Nagabhata appears to have been defeated by the Rashtrakuta ruler Dantidurga. According to the Rashtrakuta records, the ruler of Malava was among the kings defeated by Dantidurga. The Sanjan inscription of Dantidurga's descendant Amoghavarsha states that Dantidurga performed a religious ceremony at Ujjayini (Ujjain, the capital of Nagabhata). During this ceremony, the Lord of Gurjara (Gurjaresha) acted as a pratihara (door-keeper) of Dantidurga. The usage of the word pratihara seems to be a word play, suggesting that the Rashtrakuta king subdued the Gurjara-Pratihara king who was ruling Avanti at that time.

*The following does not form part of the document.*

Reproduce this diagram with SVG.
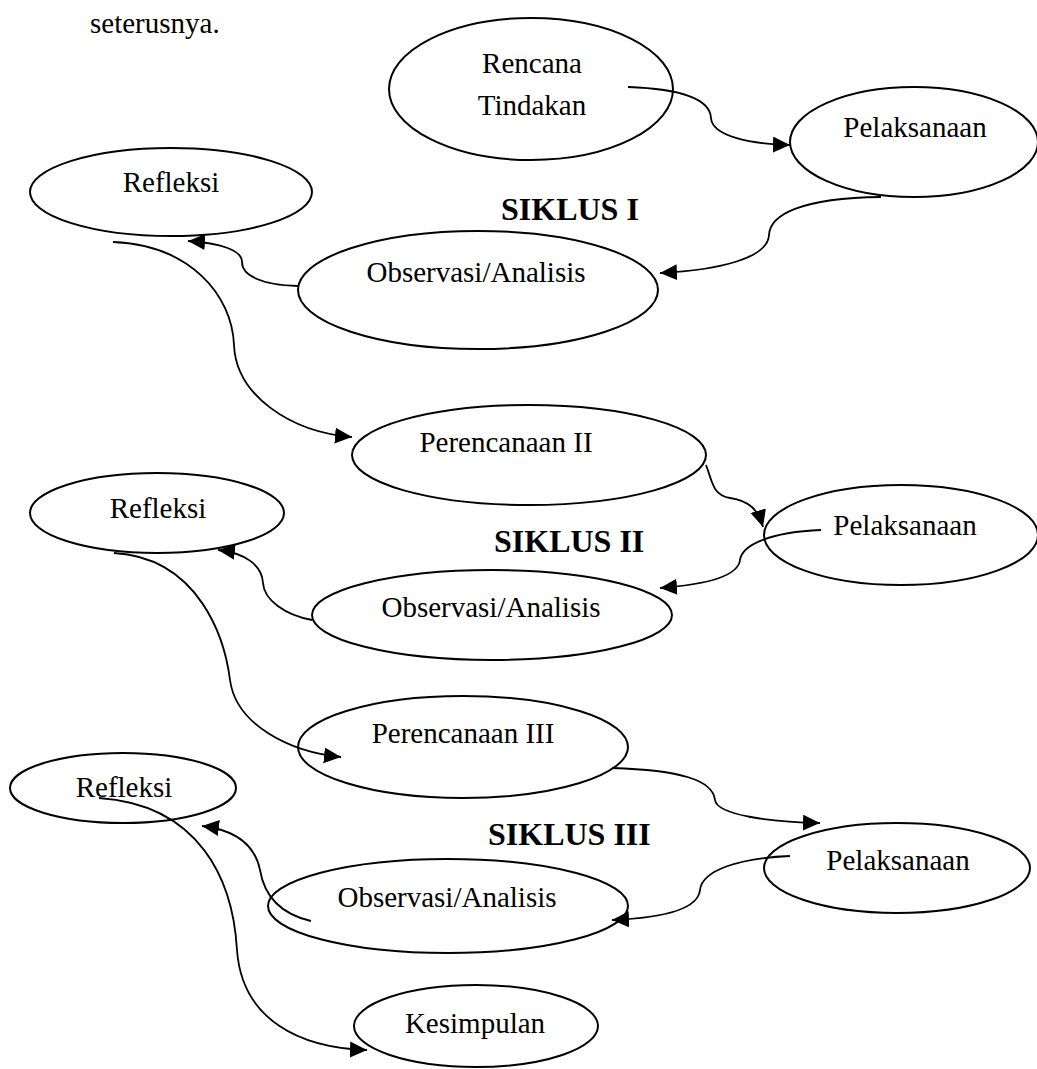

=== Identification with Nagavaloka ===

The 756 CE Hansot inscription of a Chahamana ruler Bhartrvaddha records the grant of a village during the reign of his overlord Nagavaloka. D. R. Bhandarkar and other historians have identified Nagavolka with Nagabhata. If this assumption is true, it is possible that after the Rashtrakutas left, Nagabhata regained his power, and conquered the area around Bhrigukachchha (Bharuch), where a Chahamana branch ruled under his suzerainty. According to historian B. N. Puri, Nagabhata may have conquered this region from Chalukya feudatory Avanijanashraya Pulakeshin. Thus, besides Malwa, Nagabhata's kingdom may have comprised parts of present-day Gujarat and Rajasthan.

=== Other ===

The Ragholi copper-plate inscription of the Shaila dynasty ruler Jayavardhana states that his ancestor Prithuvardhana defeated a Gurjara ruler. R. C. Majumdar believed that the defeated ruler might have been Nagabhata. However, B. N. Puri disagrees with this theory, and believes that Prithuvardhana ruled around 694 CE, several years before Nagabhata's ascension.

An inscription of Gallaka, a subordinate of Vatsaraja, in the year 795 regards Nagabhata I as the one who had acquired victory over the "invincible Gurjaras" and obtained fame. Thus, even though the dynasty is called Gurjara-Pratiharas, it is certain that the kings themselves were not from Gurjara tribe.

== Successors ==

Based on the identification of Nagabhata with Nagavaloka mentioned in the 756 CE Hansot inscription, Nagabhata appears to have ruled until around 760 CE. The Gwalior inscription suggests that he was succeeded by Kakustha and Devaraja, who were sons of his unnamed brother.